-------- Data

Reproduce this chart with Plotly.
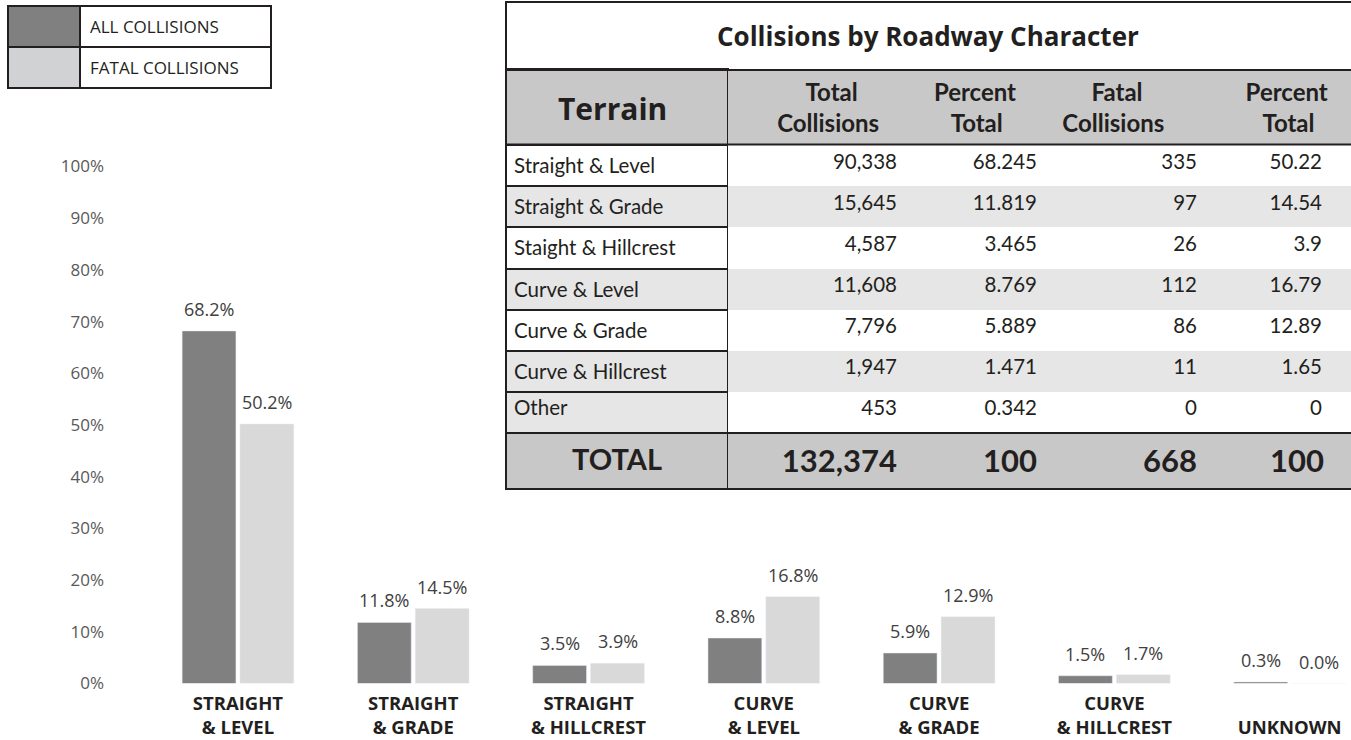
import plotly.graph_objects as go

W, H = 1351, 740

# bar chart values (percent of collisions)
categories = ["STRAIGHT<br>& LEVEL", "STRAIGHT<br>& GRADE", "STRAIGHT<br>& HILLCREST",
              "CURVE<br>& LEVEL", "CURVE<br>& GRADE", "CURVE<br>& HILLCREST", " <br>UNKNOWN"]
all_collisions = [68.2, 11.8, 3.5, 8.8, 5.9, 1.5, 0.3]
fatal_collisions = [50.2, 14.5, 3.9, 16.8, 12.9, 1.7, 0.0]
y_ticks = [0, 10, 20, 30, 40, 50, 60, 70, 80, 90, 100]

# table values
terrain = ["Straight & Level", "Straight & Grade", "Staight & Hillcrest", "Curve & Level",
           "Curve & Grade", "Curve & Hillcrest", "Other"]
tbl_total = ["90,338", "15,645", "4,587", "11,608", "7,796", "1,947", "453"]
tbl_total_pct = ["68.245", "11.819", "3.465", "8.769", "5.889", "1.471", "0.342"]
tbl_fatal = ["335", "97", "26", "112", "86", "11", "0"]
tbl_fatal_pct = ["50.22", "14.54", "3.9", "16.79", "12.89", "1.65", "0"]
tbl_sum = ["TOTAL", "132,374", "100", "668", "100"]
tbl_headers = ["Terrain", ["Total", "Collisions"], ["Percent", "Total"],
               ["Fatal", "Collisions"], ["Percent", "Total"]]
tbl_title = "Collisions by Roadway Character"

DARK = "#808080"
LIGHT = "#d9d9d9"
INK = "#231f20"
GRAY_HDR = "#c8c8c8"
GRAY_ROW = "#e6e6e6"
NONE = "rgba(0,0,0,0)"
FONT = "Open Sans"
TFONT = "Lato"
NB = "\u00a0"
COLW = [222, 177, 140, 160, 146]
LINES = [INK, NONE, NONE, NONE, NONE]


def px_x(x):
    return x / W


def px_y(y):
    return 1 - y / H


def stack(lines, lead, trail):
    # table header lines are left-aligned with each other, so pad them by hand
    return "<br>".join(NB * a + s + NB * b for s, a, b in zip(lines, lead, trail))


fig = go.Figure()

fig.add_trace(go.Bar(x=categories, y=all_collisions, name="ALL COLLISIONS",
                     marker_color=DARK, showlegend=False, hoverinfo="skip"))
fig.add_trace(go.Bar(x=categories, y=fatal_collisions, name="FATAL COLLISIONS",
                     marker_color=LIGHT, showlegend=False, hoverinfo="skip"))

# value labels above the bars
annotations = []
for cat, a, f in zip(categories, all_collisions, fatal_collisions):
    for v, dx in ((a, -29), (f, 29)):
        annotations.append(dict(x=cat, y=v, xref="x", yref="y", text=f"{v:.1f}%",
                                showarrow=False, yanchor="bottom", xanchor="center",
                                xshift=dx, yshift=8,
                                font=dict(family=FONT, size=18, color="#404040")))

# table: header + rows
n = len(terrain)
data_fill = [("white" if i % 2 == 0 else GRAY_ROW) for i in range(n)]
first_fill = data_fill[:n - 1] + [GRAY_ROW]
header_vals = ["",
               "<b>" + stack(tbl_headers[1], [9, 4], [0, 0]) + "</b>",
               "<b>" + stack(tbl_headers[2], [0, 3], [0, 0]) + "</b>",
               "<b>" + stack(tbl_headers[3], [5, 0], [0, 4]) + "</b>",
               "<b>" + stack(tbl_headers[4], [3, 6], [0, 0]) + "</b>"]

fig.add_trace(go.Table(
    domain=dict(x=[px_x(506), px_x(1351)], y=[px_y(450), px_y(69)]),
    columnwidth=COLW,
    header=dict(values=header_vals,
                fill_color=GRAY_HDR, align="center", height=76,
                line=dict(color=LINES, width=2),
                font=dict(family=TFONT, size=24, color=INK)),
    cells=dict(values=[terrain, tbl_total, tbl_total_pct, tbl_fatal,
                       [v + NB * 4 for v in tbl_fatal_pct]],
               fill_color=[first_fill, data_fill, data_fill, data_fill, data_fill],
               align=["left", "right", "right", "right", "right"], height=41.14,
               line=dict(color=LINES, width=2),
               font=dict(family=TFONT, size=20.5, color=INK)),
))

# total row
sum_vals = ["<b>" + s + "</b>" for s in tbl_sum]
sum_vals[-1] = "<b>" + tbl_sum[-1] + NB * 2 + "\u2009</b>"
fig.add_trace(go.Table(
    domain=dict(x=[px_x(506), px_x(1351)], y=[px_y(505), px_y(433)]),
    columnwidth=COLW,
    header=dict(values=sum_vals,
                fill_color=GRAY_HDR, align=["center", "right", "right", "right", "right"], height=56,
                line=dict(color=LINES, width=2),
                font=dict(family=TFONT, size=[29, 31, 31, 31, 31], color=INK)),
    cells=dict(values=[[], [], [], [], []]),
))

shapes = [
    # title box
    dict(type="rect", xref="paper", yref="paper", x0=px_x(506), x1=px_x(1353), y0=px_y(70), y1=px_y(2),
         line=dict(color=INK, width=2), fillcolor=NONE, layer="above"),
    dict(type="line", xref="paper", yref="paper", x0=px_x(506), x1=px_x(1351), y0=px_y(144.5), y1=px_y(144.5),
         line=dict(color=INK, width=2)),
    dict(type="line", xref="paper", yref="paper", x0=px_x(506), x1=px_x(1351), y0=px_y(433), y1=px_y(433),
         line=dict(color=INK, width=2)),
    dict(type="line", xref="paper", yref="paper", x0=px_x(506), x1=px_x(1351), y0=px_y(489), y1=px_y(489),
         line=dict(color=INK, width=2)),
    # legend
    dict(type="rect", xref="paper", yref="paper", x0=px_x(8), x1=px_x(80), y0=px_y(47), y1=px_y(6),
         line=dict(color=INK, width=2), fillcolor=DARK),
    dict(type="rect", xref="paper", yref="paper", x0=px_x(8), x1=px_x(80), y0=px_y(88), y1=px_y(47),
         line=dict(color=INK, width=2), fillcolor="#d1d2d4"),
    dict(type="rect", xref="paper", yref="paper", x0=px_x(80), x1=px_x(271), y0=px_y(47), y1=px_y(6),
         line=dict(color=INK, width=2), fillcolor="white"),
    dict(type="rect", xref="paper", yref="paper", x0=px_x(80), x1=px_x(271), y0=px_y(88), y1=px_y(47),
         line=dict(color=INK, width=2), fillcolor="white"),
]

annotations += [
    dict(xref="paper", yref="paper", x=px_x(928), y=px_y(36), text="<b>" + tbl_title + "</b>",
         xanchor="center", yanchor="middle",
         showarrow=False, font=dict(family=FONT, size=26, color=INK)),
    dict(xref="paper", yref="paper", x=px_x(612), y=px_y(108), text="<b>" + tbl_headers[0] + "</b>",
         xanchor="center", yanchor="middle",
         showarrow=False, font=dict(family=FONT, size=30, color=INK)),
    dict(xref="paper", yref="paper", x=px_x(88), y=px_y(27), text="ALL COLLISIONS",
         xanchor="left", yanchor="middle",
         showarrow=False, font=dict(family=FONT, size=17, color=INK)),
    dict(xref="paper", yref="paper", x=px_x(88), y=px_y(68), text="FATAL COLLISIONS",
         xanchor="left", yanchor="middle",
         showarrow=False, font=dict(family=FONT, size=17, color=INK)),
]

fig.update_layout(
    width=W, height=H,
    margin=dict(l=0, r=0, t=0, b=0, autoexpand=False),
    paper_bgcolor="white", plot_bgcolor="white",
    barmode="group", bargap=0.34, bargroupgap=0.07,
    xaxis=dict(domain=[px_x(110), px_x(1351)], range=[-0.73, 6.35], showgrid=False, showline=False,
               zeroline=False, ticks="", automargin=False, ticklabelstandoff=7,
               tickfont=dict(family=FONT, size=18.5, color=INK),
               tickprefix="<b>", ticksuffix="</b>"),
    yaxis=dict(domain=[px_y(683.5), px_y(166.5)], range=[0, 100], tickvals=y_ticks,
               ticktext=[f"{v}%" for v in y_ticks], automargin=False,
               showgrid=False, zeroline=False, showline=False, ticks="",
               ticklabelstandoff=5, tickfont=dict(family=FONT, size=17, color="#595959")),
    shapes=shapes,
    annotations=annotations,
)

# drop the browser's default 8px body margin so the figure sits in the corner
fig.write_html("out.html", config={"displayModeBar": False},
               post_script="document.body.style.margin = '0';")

----------------

Written instruction
With the pictures left out, restate word for word every line of the data above, from the first down to the line that contains "80, 90, 100]".

Exercise result
Reproduce this chart with Plotly.
import plotly.graph_objects as go

W, H = 1351, 740

# bar chart values (percent of collisions)
categories = ["STRAIGHT<br>& LEVEL", "STRAIGHT<br>& GRADE", "STRAIGHT<br>& HILLCREST",
              "CURVE<br>& LEVEL", "CURVE<br>& GRADE", "CURVE<br>& HILLCREST", " <br>UNKNOWN"]
all_collisions = [68.2, 11.8, 3.5, 8.8, 5.9, 1.5, 0.3]
fatal_collisions = [50.2, 14.5, 3.9, 16.8, 12.9, 1.7, 0.0]
y_ticks = [0, 10, 20, 30, 40, 50, 60, 70, 80, 90, 100]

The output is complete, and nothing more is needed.